╔══

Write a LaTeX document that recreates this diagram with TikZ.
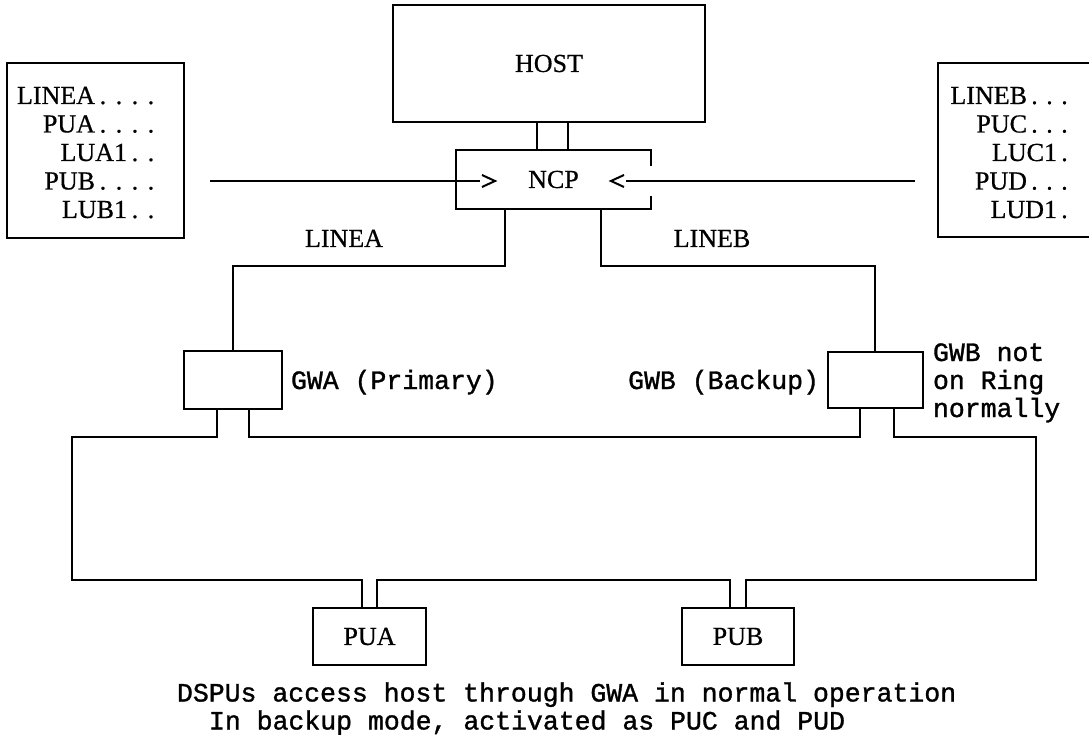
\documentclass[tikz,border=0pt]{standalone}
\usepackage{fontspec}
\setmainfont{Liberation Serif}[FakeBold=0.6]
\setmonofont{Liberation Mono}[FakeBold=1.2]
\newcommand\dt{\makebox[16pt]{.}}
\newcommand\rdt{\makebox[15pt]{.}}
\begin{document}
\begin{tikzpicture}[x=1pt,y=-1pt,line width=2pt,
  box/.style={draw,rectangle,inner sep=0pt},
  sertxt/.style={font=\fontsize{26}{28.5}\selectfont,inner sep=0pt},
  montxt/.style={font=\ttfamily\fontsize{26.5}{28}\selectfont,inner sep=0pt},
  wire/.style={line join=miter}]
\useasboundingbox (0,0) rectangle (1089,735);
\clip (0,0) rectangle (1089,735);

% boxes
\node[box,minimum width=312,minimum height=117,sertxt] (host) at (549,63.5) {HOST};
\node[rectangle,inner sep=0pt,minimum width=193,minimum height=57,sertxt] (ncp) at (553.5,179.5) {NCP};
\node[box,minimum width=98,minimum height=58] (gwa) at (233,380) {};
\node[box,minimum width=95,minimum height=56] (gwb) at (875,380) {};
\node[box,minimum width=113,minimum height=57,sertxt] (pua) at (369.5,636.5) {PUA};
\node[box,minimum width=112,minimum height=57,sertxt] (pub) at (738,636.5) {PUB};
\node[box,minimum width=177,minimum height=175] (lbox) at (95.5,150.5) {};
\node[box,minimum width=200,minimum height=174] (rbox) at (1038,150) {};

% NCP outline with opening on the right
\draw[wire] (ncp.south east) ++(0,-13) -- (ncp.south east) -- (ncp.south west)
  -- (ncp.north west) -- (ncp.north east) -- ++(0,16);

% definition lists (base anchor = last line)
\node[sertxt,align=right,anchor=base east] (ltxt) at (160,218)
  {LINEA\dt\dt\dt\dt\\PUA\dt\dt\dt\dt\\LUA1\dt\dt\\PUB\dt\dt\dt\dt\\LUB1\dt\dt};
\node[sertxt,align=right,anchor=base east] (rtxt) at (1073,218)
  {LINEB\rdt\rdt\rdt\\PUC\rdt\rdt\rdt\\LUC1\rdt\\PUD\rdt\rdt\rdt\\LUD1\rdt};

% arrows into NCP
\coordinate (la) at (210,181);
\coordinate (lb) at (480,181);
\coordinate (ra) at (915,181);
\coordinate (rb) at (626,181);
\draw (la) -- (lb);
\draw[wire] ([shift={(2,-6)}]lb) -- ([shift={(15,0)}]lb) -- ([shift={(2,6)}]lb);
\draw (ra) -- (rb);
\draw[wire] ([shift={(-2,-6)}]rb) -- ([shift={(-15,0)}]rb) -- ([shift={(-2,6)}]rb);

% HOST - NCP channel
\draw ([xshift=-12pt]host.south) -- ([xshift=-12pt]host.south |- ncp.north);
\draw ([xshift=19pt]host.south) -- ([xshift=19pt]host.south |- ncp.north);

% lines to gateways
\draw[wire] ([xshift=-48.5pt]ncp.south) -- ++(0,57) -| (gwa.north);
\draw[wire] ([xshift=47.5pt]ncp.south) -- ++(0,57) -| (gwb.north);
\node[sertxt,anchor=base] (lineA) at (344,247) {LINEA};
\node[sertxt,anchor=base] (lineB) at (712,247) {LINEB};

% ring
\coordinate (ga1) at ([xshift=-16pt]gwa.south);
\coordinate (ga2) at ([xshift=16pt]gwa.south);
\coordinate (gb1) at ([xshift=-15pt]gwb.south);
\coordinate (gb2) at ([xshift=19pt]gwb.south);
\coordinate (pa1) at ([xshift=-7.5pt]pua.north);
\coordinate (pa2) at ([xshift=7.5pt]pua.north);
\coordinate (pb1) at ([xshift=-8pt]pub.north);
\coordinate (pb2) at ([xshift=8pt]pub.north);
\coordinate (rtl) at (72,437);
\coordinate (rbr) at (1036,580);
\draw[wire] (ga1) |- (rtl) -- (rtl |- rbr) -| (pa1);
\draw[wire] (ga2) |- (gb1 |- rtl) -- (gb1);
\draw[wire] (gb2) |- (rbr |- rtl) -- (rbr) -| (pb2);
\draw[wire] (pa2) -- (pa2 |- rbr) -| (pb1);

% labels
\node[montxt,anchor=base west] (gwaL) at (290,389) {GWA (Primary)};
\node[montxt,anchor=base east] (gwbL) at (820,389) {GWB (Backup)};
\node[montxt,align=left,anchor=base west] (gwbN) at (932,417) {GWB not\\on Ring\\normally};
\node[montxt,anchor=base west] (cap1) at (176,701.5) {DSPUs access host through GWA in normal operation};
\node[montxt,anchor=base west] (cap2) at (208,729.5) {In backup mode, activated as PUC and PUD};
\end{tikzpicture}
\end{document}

╚══

*Work to complete*. Except for the pictures, reproduce every line exactly.

*Exercise solution*.
Write a LaTeX document that recreates this diagram with TikZ.
\documentclass[tikz,border=0pt]{standalone}
\usepackage{fontspec}
\setmainfont{Liberation Serif}[FakeBold=0.6]
\setmonofont{Liberation Mono}[FakeBold=1.2]
\newcommand\dt{\makebox[16pt]{.}}
\newcommand\rdt{\makebox[15pt]{.}}
\begin{document}
\begin{tikzpicture}[x=1pt,y=-1pt,line width=2pt,
  box/.style={draw,rectangle,inner sep=0pt},
  sertxt/.style={font=\fontsize{26}{28.5}\selectfont,inner sep=0pt},
  montxt/.style={font=\ttfamily\fontsize{26.5}{28}\selectfont,inner sep=0pt},
  wire/.style={line join=miter}]
\useasboundingbox (0,0) rectangle (1089,735);
\clip (0,0) rectangle (1089,735);

% boxes
\node[box,minimum width=312,minimum height=117,sertxt] (host) at (549,63.5) {HOST};
\node[rectangle,inner sep=0pt,minimum width=193,minimum height=57,sertxt] (ncp) at (553.5,179.5) {NCP};
\node[box,minimum width=98,minimum height=58] (gwa) at (233,380) {};
\node[box,minimum width=95,minimum height=56] (gwb) at (875,380) {};
\node[box,minimum width=113,minimum height=57,sertxt] (pua) at (369.5,636.5) {PUA};
\node[box,minimum width=112,minimum height=57,sertxt] (pub) at (738,636.5) {PUB};
\node[box,minimum width=177,minimum height=175] (lbox) at (95.5,150.5) {};
\node[box,minimum width=200,minimum height=174] (rbox) at (1038,150) {};

% NCP outline with opening on the right
\draw[wire] (ncp.south east) ++(0,-13) -- (ncp.south east) -- (ncp.south west)
  -- (ncp.north west) -- (ncp.north east) -- ++(0,16);

% definition lists (base anchor = last line)
\node[sertxt,align=right,anchor=base east] (ltxt) at (160,218)
  {LINEA\dt\dt\dt\dt\\PUA\dt\dt\dt\dt\\LUA1\dt\dt\\PUB\dt\dt\dt\dt\\LUB1\dt\dt};
\node[sertxt,align=right,anchor=base east] (rtxt) at (1073,218)
  {LINEB\rdt\rdt\rdt\\PUC\rdt\rdt\rdt\\LUC1\rdt\\PUD\rdt\rdt\rdt\\LUD1\rdt};

% arrows into NCP
\coordinate (la) at (210,181);
\coordinate (lb) at (480,181);
\coordinate (ra) at (915,181);
\coordinate (rb) at (626,181);
\draw (la) -- (lb);
\draw[wire] ([shift={(2,-6)}]lb) -- ([shift={(15,0)}]lb) -- ([shift={(2,6)}]lb);
\draw (ra) -- (rb);
\draw[wire] ([shift={(-2,-6)}]rb) -- ([shift={(-15,0)}]rb) -- ([shift={(-2,6)}]rb);

% HOST - NCP channel
\draw ([xshift=-12pt]host.south) -- ([xshift=-12pt]host.south |- ncp.north);
\draw ([xshift=19pt]host.south) -- ([xshift=19pt]host.south |- ncp.north);

% lines to gateways
\draw[wire] ([xshift=-48.5pt]ncp.south) -- ++(0,57) -| (gwa.north);
\draw[wire] ([xshift=47.5pt]ncp.south) -- ++(0,57) -| (gwb.north);
\node[sertxt,anchor=base] (lineA) at (344,247) {LINEA};
\node[sertxt,anchor=base] (lineB) at (712,247) {LINEB};

% ring
\coordinate (ga1) at ([xshift=-16pt]gwa.south);
\coordinate (ga2) at ([xshift=16pt]gwa.south);
\coordinate (gb1) at ([xshift=-15pt]gwb.south);
\coordinate (gb2) at ([xshift=19pt]gwb.south);
\coordinate (pa1) at ([xshift=-7.5pt]pua.north);
\coordinate (pa2) at ([xshift=7.5pt]pua.north);
\coordinate (pb1) at ([xshift=-8pt]pub.north);
\coordinate (pb2) at ([xshift=8pt]pub.north);
\coordinate (rtl) at (72,437);
\coordinate (rbr) at (1036,580);
\draw[wire] (ga1) |- (rtl) -- (rtl |- rbr) -| (pa1);
\draw[wire] (ga2) |- (gb1 |- rtl) -- (gb1);
\draw[wire] (gb2) |- (rbr |- rtl) -- (rbr) -| (pb2);
\draw[wire] (pa2) -- (pa2 |- rbr) -| (pb1);

% labels
\node[montxt,anchor=base west] (gwaL) at (290,389) {GWA (Primary)};
\node[montxt,anchor=base east] (gwbL) at (820,389) {GWB (Backup)};
\node[montxt,align=left,anchor=base west] (gwbN) at (932,417) {GWB not\\on Ring\\normally};
\node[montxt,anchor=base west] (cap1) at (176,701.5) {DSPUs access host through GWA in normal operation};
\node[montxt,anchor=base west] (cap2) at (208,729.5) {In backup mode, activated as PUC and PUD};
\end{tikzpicture}
\end{document}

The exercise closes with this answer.